Indeed, the court in equity will enforce a promise to make a will if the claimant can prove by clear and convincing evidence that such a promise was made and that she relied to her detriment on that promise. Juran v. Epstein, 23 Cal.App.4th 882 (1994).
The typical situation involves a lover who claims that she relied to her detriment on such a promise by giving up career opportunities or a friend or family member who provided services or took care of the decedent in reliance on such a promise. These claims are more difficult to prove because of the higher quantum of proof required, i.e., the clear and convincing evidence standard. However, the no-contest clause is again a lever against such claims.

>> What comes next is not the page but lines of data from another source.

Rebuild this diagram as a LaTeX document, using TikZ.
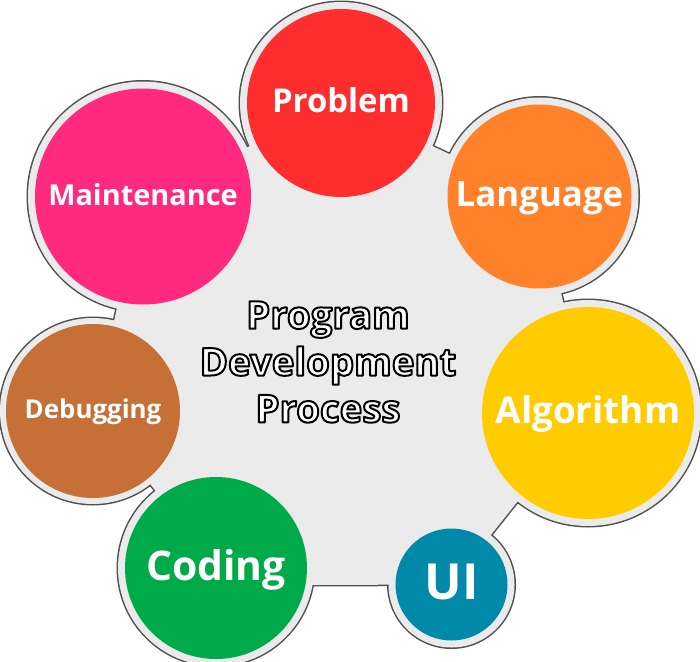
\documentclass[tikz,border=0pt]{standalone}
\usepackage{fontspec}
\setmainfont{Open Sans}
\usetikzlibrary{backgrounds}

\definecolor{problemred}{RGB}{255,45,45}
\definecolor{langorange}{RGB}{255,130,42}
\definecolor{algoyellow}{RGB}{255,204,0}
\definecolor{uiblue}{RGB}{0,137,168}
\definecolor{codinggreen}{RGB}{0,170,72}
\definecolor{debugbrown}{RGB}{198,112,55}
\definecolor{maintpink}{RGB}{255,41,125}
\definecolor{rimback}{RGB}{235,235,235}
\definecolor{rimgrey}{RGB}{80,80,80}

% white text with a black edge
\newcommand{\outlined}[1]{\special{pdf:literal direct 2 Tr 2 w 1 j 0 0 0 RG}#1\special{pdf:literal direct 0 Tr}}

\tikzset{
  bubble/.style n args={3}{circle, fill=#1, minimum size=#2, inner sep=0pt, text=white,
    font=\bfseries\fontsize{#3}{#3}\selectfont, text height={0.714*#3pt}, text depth={0.12*#3pt}},
  rimline/.style={draw=rimgrey, line width=3bp},
  rimfill/.style={fill=rimback},
  title/.style={align=center, text=white, inner sep=0pt, font=\bfseries\fontsize{38.5}{47}\selectfont}
}

\begin{document}
\begin{tikzpicture}[x=1bp,y=-1bp]
\useasboundingbox (0,0) rectangle (700,662);
\node[bubble={problemred}{188bp}{33}] (problem) at (341,103) {Problem};
\node[bubble={langorange}{184bp}{35}] (language) at (539.5,196.5) {Language};
\node[bubble={algoyellow}{212bp}{37}] (algorithm) at (588,413) {Algorithm};
\node[bubble={uiblue}{112bp}{50}] (ui) at (451.5,584.5) {UI};
\node[bubble={codinggreen}{182bp}{41}] (coding) at (216,568) {Coding};
\node[bubble={debugbrown}{174bp}{26}] (debugging) at (93,411) {Debugging};
\node[bubble={maintpink}{216bp}{29}] (maintenance) at (143,196.5) {Maintenance}; % the seven steps
\coordinate (bend) at (300,585);
\node[title] (heading) at (328,362) {\outlined{Program\\Development\\Process}};
\begin{scope}[on background layer]
\foreach \n/\r in {problem/101,language/99,algorithm/113,ui/63,coding/98,debugging/93,maintenance/115}
  \draw[rimline] (\n.center) circle[radius=\r];
\draw[rimline] (problem.center) -- (language.center) -- (algorithm.center) -- (ui.center)
  -- (bend) -- (coding.center) -- (debugging.center) -- (maintenance.center) -- cycle;
\foreach \n/\r in {problem/101,language/99,algorithm/113,ui/63,coding/98,debugging/93,maintenance/115}
  \fill[rimfill] (\n.center) circle[radius=\r];
\fill[rimfill] (problem.center) -- (language.center) -- (algorithm.center) -- (ui.center)
  -- (bend) -- (coding.center) -- (debugging.center) -- (maintenance.center) -- cycle; % grey backing
\end{scope}
\end{tikzpicture}
\end{document}
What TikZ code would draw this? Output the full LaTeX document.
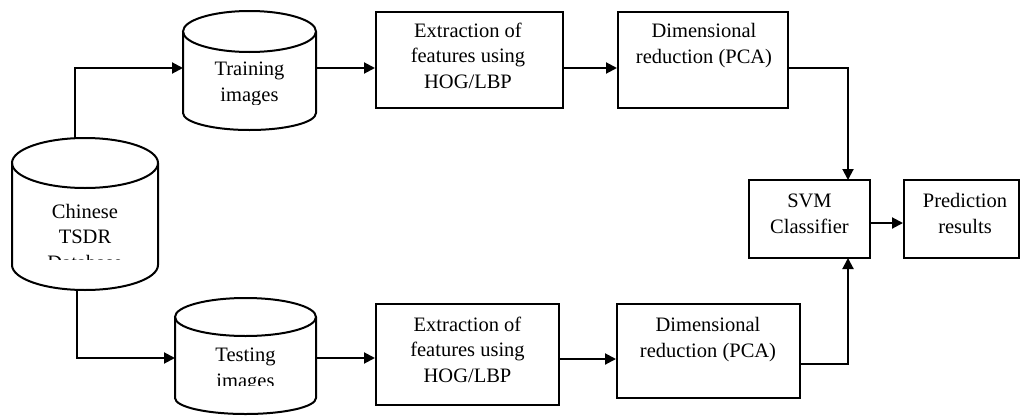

9. Avoiding conservatorships
None of us enjoys talking with a client about issues concerning medical care or affairs should she become incapacitated. The problems in failing to do so, however, can be nightmarish. Unless the client has executed an advanced health care directive and either a power-of-attorney over asset management or a trust which holds all her assets, a family member or friend will have to petition the court to establish a conservatorship over her (for purposes of physical care) and our client’s estate (to manage her affairs).
Conservatorships are cumbersome, expensive and frequently invite open warfare among the vultures who seek to establish rights in our client’s estate. The standard for establishing a conservatorship is based on whether the client is capable of managing her affairs or resisting undue influence by others. There can be protracted, expensive litigation over whether the person needs a conservatorship. We can avoid this mess by executing the instruments mentioned above and appointing a person based on conditions we define to make medical decisions for the client and to handle her financial affairs. She can also specify what medical decisions she wants to be taken under certain circumstances.
Hopefully, this article helps those of us who advise celebrities and other entertainment executives, artists and performers to appreciate some of the important issues that can affect all of us without proper planning.